_Exercise input_
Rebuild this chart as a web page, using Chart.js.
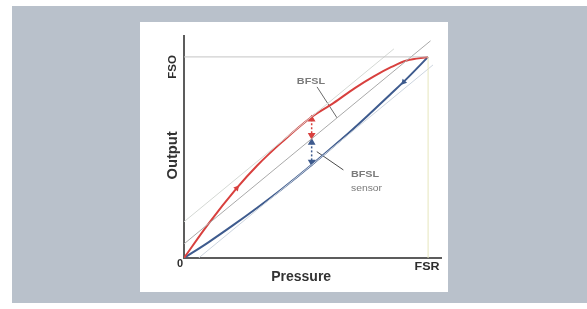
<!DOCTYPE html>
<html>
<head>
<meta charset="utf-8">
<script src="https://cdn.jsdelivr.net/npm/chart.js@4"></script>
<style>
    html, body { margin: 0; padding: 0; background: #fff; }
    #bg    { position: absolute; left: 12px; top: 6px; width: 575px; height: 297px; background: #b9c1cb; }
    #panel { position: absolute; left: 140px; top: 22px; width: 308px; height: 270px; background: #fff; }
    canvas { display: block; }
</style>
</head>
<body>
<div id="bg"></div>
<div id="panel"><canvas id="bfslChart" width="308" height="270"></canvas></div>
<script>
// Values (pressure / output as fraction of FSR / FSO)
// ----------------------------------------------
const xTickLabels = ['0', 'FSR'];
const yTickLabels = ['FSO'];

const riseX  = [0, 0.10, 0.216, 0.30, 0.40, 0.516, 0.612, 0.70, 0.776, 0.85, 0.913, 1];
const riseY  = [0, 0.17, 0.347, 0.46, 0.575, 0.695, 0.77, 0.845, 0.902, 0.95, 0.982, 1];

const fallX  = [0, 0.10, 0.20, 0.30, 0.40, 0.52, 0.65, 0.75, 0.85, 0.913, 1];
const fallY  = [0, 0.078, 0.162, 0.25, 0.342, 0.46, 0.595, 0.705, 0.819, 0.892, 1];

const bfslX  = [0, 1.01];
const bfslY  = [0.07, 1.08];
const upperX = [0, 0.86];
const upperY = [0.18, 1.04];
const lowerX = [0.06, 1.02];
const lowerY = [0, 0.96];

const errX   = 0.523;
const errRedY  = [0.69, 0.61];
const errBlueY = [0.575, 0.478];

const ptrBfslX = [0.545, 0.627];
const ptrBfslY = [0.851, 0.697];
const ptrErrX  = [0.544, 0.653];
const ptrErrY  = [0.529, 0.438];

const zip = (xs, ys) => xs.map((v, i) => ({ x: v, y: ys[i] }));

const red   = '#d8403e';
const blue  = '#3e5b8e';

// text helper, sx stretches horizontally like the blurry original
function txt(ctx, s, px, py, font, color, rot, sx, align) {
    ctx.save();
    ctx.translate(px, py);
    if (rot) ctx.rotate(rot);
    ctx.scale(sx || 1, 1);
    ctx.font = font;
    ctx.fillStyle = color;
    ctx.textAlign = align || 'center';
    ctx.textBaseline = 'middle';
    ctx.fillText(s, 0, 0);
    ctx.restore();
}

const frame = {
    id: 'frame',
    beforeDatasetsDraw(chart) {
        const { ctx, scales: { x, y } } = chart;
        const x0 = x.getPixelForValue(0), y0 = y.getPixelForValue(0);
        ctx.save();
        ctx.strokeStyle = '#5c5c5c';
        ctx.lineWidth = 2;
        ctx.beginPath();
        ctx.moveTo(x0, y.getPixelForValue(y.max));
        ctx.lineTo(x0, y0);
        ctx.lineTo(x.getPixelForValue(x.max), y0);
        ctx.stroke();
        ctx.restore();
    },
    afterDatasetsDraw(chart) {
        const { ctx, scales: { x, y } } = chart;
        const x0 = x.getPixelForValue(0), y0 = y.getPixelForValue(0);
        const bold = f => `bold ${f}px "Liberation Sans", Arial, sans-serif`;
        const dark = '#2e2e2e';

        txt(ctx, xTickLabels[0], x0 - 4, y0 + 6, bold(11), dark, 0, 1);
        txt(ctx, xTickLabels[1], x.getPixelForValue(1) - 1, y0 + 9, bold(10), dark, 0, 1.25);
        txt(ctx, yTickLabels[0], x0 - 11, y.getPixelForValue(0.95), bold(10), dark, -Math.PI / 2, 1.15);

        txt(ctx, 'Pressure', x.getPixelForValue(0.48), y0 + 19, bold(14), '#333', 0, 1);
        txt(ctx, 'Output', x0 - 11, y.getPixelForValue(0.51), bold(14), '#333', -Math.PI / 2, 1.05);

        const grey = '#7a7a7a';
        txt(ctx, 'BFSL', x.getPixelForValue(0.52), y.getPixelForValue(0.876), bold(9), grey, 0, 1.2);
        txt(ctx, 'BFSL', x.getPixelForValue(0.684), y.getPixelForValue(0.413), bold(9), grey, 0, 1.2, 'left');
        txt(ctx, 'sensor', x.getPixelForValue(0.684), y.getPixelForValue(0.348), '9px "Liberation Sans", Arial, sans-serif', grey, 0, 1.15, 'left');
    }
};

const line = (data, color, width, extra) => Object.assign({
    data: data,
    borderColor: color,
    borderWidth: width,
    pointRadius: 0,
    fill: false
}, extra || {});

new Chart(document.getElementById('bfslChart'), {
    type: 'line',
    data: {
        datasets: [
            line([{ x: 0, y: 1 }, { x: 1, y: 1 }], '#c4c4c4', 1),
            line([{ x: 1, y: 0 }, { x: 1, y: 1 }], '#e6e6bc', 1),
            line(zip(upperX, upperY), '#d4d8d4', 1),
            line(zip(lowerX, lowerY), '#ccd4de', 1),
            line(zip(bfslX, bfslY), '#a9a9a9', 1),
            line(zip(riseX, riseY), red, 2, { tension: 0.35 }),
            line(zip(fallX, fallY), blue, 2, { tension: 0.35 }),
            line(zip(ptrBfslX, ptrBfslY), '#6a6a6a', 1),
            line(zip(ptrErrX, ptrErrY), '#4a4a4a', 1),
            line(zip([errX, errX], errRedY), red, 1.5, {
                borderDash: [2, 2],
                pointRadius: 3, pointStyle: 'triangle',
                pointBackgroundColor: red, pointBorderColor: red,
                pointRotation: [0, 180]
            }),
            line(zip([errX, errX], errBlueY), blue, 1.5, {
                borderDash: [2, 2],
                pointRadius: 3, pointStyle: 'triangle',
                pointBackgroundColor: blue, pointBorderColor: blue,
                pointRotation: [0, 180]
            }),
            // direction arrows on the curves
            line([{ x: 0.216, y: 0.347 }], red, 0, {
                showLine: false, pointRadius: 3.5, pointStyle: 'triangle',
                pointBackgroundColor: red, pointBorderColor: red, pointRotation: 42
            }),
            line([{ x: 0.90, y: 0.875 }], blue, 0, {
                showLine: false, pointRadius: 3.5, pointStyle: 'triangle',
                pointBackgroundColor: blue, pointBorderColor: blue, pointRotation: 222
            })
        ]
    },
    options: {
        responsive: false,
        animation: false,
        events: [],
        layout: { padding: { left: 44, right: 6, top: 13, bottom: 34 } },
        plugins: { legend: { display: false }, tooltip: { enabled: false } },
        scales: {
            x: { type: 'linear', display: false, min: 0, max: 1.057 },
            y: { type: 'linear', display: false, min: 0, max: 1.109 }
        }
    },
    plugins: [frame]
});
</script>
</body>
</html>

...

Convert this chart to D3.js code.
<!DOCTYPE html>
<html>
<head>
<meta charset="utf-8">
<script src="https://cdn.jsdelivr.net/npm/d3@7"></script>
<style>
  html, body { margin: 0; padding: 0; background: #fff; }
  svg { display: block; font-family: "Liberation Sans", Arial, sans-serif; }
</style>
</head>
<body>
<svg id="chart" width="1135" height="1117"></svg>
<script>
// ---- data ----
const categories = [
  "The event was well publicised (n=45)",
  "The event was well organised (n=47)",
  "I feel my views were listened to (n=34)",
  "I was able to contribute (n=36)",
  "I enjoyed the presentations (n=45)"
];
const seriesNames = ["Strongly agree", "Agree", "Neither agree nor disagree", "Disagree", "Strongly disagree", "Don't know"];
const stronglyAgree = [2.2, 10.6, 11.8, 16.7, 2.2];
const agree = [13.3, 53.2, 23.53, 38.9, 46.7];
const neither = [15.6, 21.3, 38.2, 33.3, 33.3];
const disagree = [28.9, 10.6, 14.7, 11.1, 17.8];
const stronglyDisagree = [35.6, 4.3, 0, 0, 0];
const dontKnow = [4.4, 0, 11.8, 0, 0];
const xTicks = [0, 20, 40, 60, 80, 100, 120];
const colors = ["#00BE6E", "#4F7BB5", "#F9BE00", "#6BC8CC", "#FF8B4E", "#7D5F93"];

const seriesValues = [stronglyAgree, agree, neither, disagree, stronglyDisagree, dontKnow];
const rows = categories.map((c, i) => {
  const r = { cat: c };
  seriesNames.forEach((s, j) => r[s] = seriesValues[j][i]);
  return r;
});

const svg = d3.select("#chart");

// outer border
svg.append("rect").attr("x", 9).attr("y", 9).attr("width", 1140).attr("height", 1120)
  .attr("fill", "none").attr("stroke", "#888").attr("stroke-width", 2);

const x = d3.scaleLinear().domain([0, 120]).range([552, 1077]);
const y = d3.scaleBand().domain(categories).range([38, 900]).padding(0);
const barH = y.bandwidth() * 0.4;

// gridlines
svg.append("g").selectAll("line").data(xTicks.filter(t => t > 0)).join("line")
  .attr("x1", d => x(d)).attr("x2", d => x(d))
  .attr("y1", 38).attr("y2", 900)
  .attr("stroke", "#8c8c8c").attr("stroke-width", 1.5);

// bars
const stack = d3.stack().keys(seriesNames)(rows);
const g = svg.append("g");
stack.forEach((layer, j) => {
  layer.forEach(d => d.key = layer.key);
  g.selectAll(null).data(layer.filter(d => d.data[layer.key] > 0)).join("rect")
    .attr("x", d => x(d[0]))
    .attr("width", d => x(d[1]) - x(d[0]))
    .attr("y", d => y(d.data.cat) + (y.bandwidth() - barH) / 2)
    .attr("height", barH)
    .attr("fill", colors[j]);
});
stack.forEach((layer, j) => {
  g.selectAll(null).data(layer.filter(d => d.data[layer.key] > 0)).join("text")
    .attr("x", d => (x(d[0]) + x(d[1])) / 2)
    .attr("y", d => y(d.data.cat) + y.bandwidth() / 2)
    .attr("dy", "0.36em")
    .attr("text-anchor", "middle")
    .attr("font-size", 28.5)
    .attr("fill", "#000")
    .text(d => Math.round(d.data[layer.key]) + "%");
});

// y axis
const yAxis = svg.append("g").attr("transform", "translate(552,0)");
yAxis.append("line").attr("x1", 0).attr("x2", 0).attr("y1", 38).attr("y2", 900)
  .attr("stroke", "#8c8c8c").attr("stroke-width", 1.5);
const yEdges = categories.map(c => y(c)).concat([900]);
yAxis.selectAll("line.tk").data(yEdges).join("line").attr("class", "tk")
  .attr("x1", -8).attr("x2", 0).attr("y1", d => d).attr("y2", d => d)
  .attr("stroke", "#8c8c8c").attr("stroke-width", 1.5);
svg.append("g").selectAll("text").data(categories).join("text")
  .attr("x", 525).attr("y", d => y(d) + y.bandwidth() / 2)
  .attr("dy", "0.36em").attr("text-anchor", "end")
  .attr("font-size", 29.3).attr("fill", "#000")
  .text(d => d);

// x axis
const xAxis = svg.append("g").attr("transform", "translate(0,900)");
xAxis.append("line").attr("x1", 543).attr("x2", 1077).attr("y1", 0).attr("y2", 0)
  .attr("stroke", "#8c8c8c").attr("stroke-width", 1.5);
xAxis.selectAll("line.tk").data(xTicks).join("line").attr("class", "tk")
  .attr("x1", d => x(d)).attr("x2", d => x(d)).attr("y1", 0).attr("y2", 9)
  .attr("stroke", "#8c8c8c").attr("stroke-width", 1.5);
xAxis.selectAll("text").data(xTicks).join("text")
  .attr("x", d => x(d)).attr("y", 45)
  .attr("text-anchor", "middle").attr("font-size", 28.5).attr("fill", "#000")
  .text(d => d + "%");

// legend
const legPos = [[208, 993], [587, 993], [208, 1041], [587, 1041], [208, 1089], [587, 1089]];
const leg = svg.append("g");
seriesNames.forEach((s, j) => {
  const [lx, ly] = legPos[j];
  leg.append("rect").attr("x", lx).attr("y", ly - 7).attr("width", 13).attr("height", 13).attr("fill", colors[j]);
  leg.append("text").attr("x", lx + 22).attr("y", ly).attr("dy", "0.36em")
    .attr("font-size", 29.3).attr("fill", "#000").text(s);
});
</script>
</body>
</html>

_Prompt_
Report only the number of lines in the records that include the word "this".

_Exercise response_
2